Amusing facial expressions, good group movement and a sense that her dancers, Eve Buckmaster, Milly Vanwol, Rifka Ruwette and Tahi Atea, really understood the message they were conveying, marked the funny and well-executed performance of Patricia Hayes-Cavanagh’s “Pet Peeves” for which the title says it all.

Tahi Alea, Milly Vanzwol & Rifka Ruwette in "Pet Peeves" 
Image by Lorna Sim

Shantelle Wise-McCourt chose to explore the emotional and mental conflict of love and lust, with her work “Compelled”.  Danced with conviction by Caroline De Wan, Ruby Ballantyne and Zach Johnson, this moody piece featured interesting, often surprising movement choices, some interesting unison work from De Wan and Ballantyne, and a well resolved ending with Johnson alone on stage in a circle of light.

Zach Johnson and Ruby Ballantyne in "Compelled" 
Image by Lorna Sim

For his evocative work “The Graveyard Shift”, Jason Pearce dressed his dancers, Gabriel Sinclair and Ursula Taylor, in boiler suits to explore the effects of shift work.
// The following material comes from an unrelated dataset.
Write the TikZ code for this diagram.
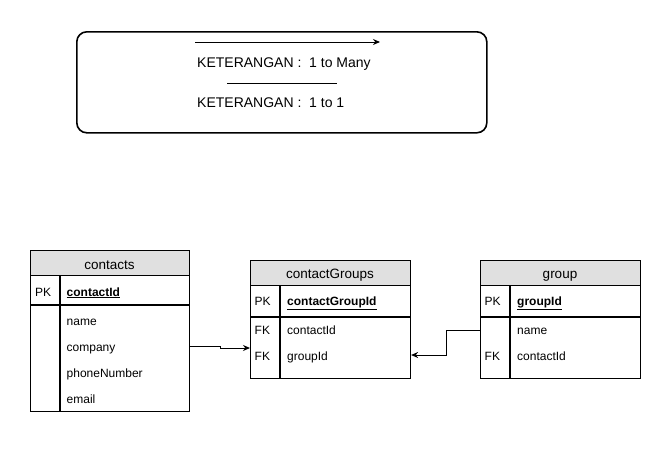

Imaginative use of a pillow and a torch, together with voice-overs, made for a compelling and interesting creation. 

Gabriel Sinclair wrote his own music, and included cheerful, friendly dialogue in his well-resolved work “We-dentity” in which Caspar Lischner, Patricia Hayes-Cavanagh, Zach Johnson and Audrey Sharwood argue over priorities in a series of snapshots.

The demolition of the Currong Apartments provided the inspiration for a thoughtful work by Ursula Taylor in which five overall clad dancers performed industrialised movement conveying her response to the demolition and reconstruction of city dwellings.

While not all of the works were successful in effectively conveying the chosen themes, all were admirable for the thought, effort and creativity which had gone into them, and together they provided a fascinating and entertaining evening of dance. Particularly impressive was the commitment of the dancers to the works in which they appeared. Whether any of the young choreographers  go on to have sustainable careers in dance is yet to be seen, but doubtless all will have learnt a great deal about the art of choreography through their participation in this year’s  “Hot To Trot”.